When I launched TalentC® in the fall of 2009 I was blessed with having business mentors from different industries. Some had experience in building and launching their dream while others had specific experience. Finance, HR and leadership skills were what they could bring to the table. They knew what mentoring was to some extent but not as something that an organization would offer as its core service. It was a great story to be told as I was able to learn from them and they, in turn, could learn more about mentoring from me.
Also read: Mentoring And Global Trends In The Workplace
Fast forward to today and we see the growth of mentoring with entrepreneurs and start-ups. In some of the research, I have found that it was beneficial for the mentor to come from the same industry as the entrepreneur that they are working with. I challenge that statement as I have found that experience in the same industry is a nice to have but definitely not a need to have.

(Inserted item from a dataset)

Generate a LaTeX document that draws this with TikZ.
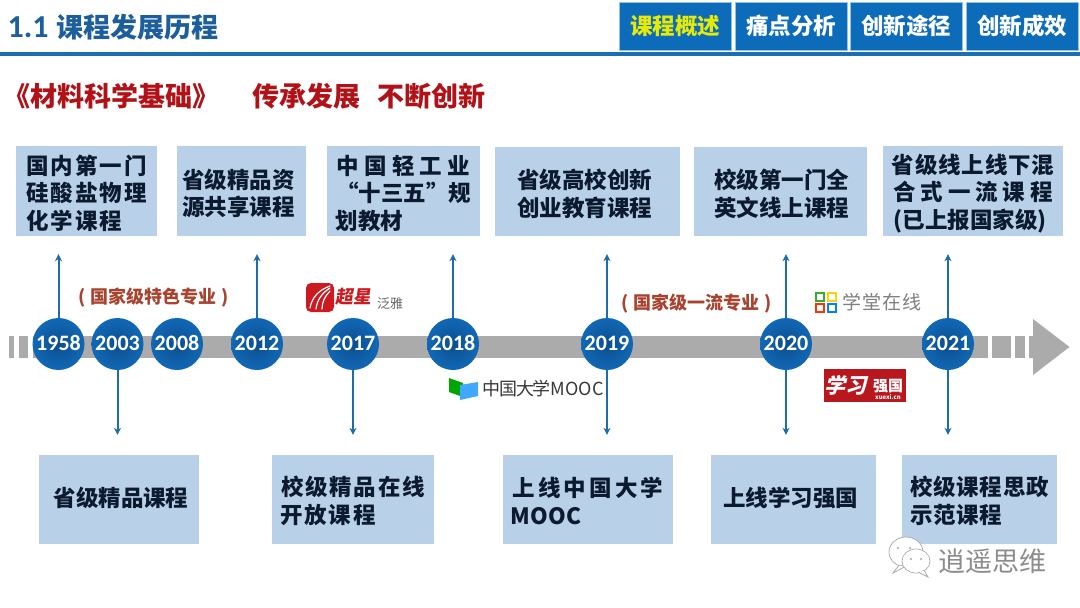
\documentclass[tikz,border=0pt]{standalone}
\usepackage{fontspec}
\setmainfont{Noto Sans CJK SC}
\newfontfamily\latinbold{Carlito}
\usetikzlibrary{arrows.meta,shadings}
\definecolor{boxblue}{HTML}{B9D1E8}
\definecolor{inkdark}{HTML}{0B1A2E}
\definecolor{headblue}{HTML}{1B6FB0}
\definecolor{titleblue}{HTML}{1D5F9C}
\definecolor{tabblue}{HTML}{0D6CB9}
\definecolor{tabedge}{HTML}{8FC3E8}
\definecolor{titlered}{HTML}{B01218}
\definecolor{notered}{HTML}{A8432F}
\definecolor{bargray}{HTML}{ABABAB}
\definecolor{arrowblue}{HTML}{1F6DA8}
\definecolor{dotouter}{HTML}{1168B5}
\definecolor{dotinner}{HTML}{0C4E8E}
\definecolor{logored}{HTML}{CC1A20}
\newcommand{\fsz}[1]{\fontsize{#1}{#1}\selectfont}
\newcommand{\lsp}[2]{{\addfontfeature{LetterSpace=#1}#2}}
\newcommand{\topstrut}[1]{\rule{0pt}{#1pt}}
\newcommand{\lowstrut}{\rule[-6pt]{0pt}{6pt}}
\tikzset{
  x=1pt,y=-1pt,
  infobox/.style={fill=boxblue,draw=none,inner sep=0pt,align=center,text=inkdark,
    font=\fsz{22.5}\bfseries,execute at begin node={\baselineskip=27.5pt}},
  yeardot/.style={circle,minimum size=52pt,inner sep=0pt,draw=none,text=white,
    inner color=dotinner,outer color=dotouter,font=\latinbold\fsz{22}\bfseries,
    text height=13pt,text depth=0pt},
  stemarrow/.style={draw=arrowblue,line width=2pt,-{Stealth[length=7pt,width=7pt]}},
  tabbox/.style={fill=tabblue,draw=tabedge,line width=.7pt,minimum width=112pt,minimum height=48pt,
    inner sep=0pt,text=white,font=\fsz{22.5}\bfseries},
  barpiece/.style={fill=bargray,draw=none},
  toptext/.style={inner sep=0pt,anchor=west,font=\fsz{27}\bfseries,text=titlered},
  noteLabel/.style={inner sep=0pt,text=notered,font=\fsz{18}\bfseries},
  plain/.style={inner sep=0pt}
}
\begin{document}
\begin{tikzpicture}
\useasboundingbox (0,0) rectangle (1080,608);
\fill[white] (0,0) rectangle (1080,608);
% header
\fill[headblue] (0,52) rectangle (1080,56);
\node[plain,anchor=west,text=titleblue,font=\fsz{27}\bfseries] (title) at (7.5,27) {{\latinbold\fsz{32}1.1}\hspace{8pt}课程发展历程};
\node[tabbox,text=yellow!90!green] (tab1) at (675,26) {课程概述};
\node[tabbox] (tab2) at (791,26) {痛点分析};
\node[tabbox] (tab3) at (906,26) {创新途径};
\node[tabbox] (tab4) at (1022,26) {创新成效};
\node[toptext] (sub1) at (3,96) {《材料科学基础》};
\node[toptext] (sub2) at (252,96) {传承发展};
\node[toptext] (sub3) at (377,96) {不断创新};
% bar
\fill[barpiece] (9,336) rectangle (14,358);
\fill[barpiece] (19,336) rectangle (28,358);
\fill[barpiece] (33,336) rectangle (988,358);
\fill[barpiece] (992,336) rectangle (1010.5,358);
\fill[barpiece] (1015,336) rectangle (1025,358);
\fill[barpiece] (1029,336) -- (1033,336) -- (1033,319) -- (1069.5,347) -- (1033,375) -- (1033,358) -- (1029,358) -- cycle;
% top boxes
\node[infobox,minimum width=141pt,minimum height=90pt] (t1) at (86.5,191) {\topstrut{24}\lsp{9}{国内第一门}\\\lsp{9}{硅酸盐物理}\\\lsp{9}{化学课程}\hspace*{24.6pt}};
\node[infobox,minimum width=129pt,minimum height=90pt] (t2) at (241.5,191) {\topstrut{24}省级精品资\hspace*{6pt}\\源共享课程\hspace*{6pt}};
\node[infobox,minimum width=153pt,minimum height=90pt] (t3) at (403.5,191) {\topstrut{24}\lsp{23}{中国轻工业}\\“十三五”规\\划教材\hspace*{68pt}};
\node[infobox,minimum width=185pt,minimum height=89pt] (t4) at (587.5,191.5) {\topstrut{24}省级高校创新\hspace*{6pt}\\创业教育课程\hspace*{6pt}};
\node[infobox,minimum width=173pt,minimum height=89pt] (t5) at (780.5,191.5) {\topstrut{24}\hspace*{2pt}校级第一门全\\\hspace*{2pt}英文线上课程};
\node[infobox,minimum width=180pt,minimum height=90pt] (t6) at (973,191) {\topstrut{24}\lsp{3.5}{省级线上线下混}\\\lsp{22}{合式一流课程}\\(已上报国家级)\hspace*{6pt}};
% bottom boxes
\node[infobox,minimum width=160pt,minimum height=89pt] (b1) at (119,499.5) {\hspace*{4pt}省级精品课程\lowstrut};
\node[infobox,minimum width=162pt,minimum height=89pt] (b2) at (353,499.5) {\topstrut{22}\lsp{8}{校级精品在线}\\\lsp{8}{开放课程}\hspace*{50pt}};
\node[infobox,minimum width=170pt,minimum height=89pt] (b3) at (588,499.5) {\topstrut{22}\lsp{14}{上线中国大学}\\MOOC\hspace*{84pt}};
\node[infobox,minimum width=165pt,minimum height=89pt] (b4) at (793.5,499.5) {上线学习强国\hspace*{6pt}\lowstrut};
\node[infobox,minimum width=155pt,minimum height=89pt] (b5) at (979.5,499.5) {\topstrut{22}\lsp{3.5}{校级课程思政}\\\lsp{3.5}{示范课程}\hspace*{46.6pt}};
% year dots
\node[yeardot] (y1958) at (58.5,344) {1958};
\node[yeardot] (y2003) at (117.5,344) {2003};
\node[yeardot] (y2008) at (177,344) {2008};
\node[yeardot] (y2012) at (257,344) {2012};
\node[yeardot] (y2017) at (353,344) {2017};
\node[yeardot] (y2018) at (453,344) {2018};
\node[yeardot] (y2019) at (607,344) {2019};
\node[yeardot] (y2020) at (786,344) {2020};
\node[yeardot] (y2021) at (948,344) {2021};
% connectors
\foreach \y/\b in {y1958/t1,y2012/t2,y2018/t3,y2019/t4,y2020/t5,y2021/t6}
  \draw[stemarrow,shorten >=18pt] (\y.north) -- (\y.north |- \b.south);
\foreach \y/\b in {y2003/b1,y2017/b2,y2019/b3,y2020/b4,y2021/b5}
  \draw[stemarrow,shorten >=20pt] (\y.south) -- (\y.south |- \b.north);
% notes
\node[noteLabel] (n1) at (154,297.5) {(\hspace{5pt}国家级特色专业\hspace{5pt})};
\node[noteLabel] (n2) at (697,303.5) {(\hspace{5pt}国家级一流专业\hspace{5pt})};
% chaoxing logo
\fill[logored,rounded corners=5pt] (306,283) rectangle (334,312);
\begin{scope}[draw=white,line width=1.2pt,line cap=round]
  \draw (310,308) .. controls (312,297) and (319,290) .. (330,286);
  \draw (316,309) .. controls (317,300) and (322,293) .. (330,288);
  \draw (322,309) .. controls (322,302) and (325,296) .. (330,291);
\end{scope}
\node[plain,text=logored,font=\fsz{18}\bfseries,xslant=0.15,transform shape] (cxname) at (355,297) {超星};
\node[plain,text=black!60,font=\fsz{13}] (cxsub) at (390,304) {泛雅};
% mooc logo
\fill[green!65!black] (449,378) -- (463,383) -- (463,397) -- (449,392) -- cycle;
\fill[blue!45!cyan!75] (460,385) -- (478,382) -- (478,396) -- (460,400) -- cycle;
\node[plain,anchor=west,text=black!78,font=\fsz{18}] (mooc) at (482,389) {\lsp{-6}{中国大学}MOOC};
% xuetang logo
\draw[green!60!black!80,line width=1.2pt] (816,293) rectangle (824,301);
\draw[yellow!70!orange,line width=1.2pt] (828,293) rectangle (836,301);
\draw[red!60!orange,line width=1.2pt] (816,304) rectangle (824,312);
\draw[blue!50!cyan,line width=1.2pt] (828,304) rectangle (836,312);
\node[plain,anchor=west,text=black!50,font=\fsz{19}] (xt) at (842,302) {\lsp{5}{学堂在线}};
% xuexi logo
\node[fill=logored!90!black,minimum width=82pt,minimum height=33pt,inner sep=0pt] (xxbox) at (865,385.5) {};
\node[plain,text=white,font=\fsz{21}\bfseries,xslant=0.25,transform shape] (xx1) at (848,385) {学习};
\node[plain,text=white,font=\fsz{15}\bfseries] (xx2) at (888,386) {强国};
\node[plain,text=white,font=\fsz{6}\bfseries] (xx3) at (888,397.5) {xuexi.cn};
% watermark
\begin{scope}[draw=black!35,line width=.7pt,fill=white]
  \filldraw (906,552) ellipse (17pt and 15pt);
  \filldraw (899,565) -- (893,573) -- (906,566) -- cycle;
  \filldraw (916,561) ellipse (14pt and 12pt);
  \filldraw (924,570) -- (928,577) -- (918,572) -- cycle;
\end{scope}
\fill[white] (916,561) ellipse (13.3pt and 11.3pt);
\fill[black!35] (898,548) circle (1.2pt) (910,548) circle (1.2pt) (911,559) circle (1.2pt) (921,559) circle (1.2pt);
\node[plain,anchor=west,text=black!45,font=\fsz{27}] (wm) at (938,561) {逍遥思维};
\end{tikzpicture}
\end{document}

I use my lack of industry experience as a means to learn more about the person I am mentoring, their product/service, and the market that they are targeting through asking a lot of questions. Those questions can and do stimulate critical thinking on the part of the entrepreneur. I may have a story to tell that is not an industry-specific story but there would be some relevance that would spark further dialogue. I have been blessed with having access to industry-specific colleagues that I can plug into our relationship to provide further guidance to my entrepreneur.
Something that is often overlooked when we are mentoring and it applies to mentoring entrepreneurs as well as the personal growth of the entrepreneur. I am working with a number of entrepreneurs right now and we are doing a health check before we move on with their business mentoring. If you are not healthy from within then it will be very difficult for us to market what you are offering as a service/product to your target audience. If you have self-doubt, self-esteem, and self-confidence challenges then we need to spend time addressing those. If I have committed to working with you, I want to make sure that you are committed to yourself and your personal growth as a priority. You are going on a journey that will have curves in the road, bumpy terrain and slippery conditions and you need to believe in your ability to navigate through all of that. I will be standing by your side as your guide and will ask you the right questions to help you navigate through all of this.
At the end of the day, I want you to be successful in whatever endeavor you have chosen. I want you to be whole as a person. Think of it as being successful on a personal and professional level. At the end of the day you need to have a mentor or mentors, you need to believe in yourself, and you must commit to the mentoring relationship and the journey that lies ahead. “Can you afford not to?”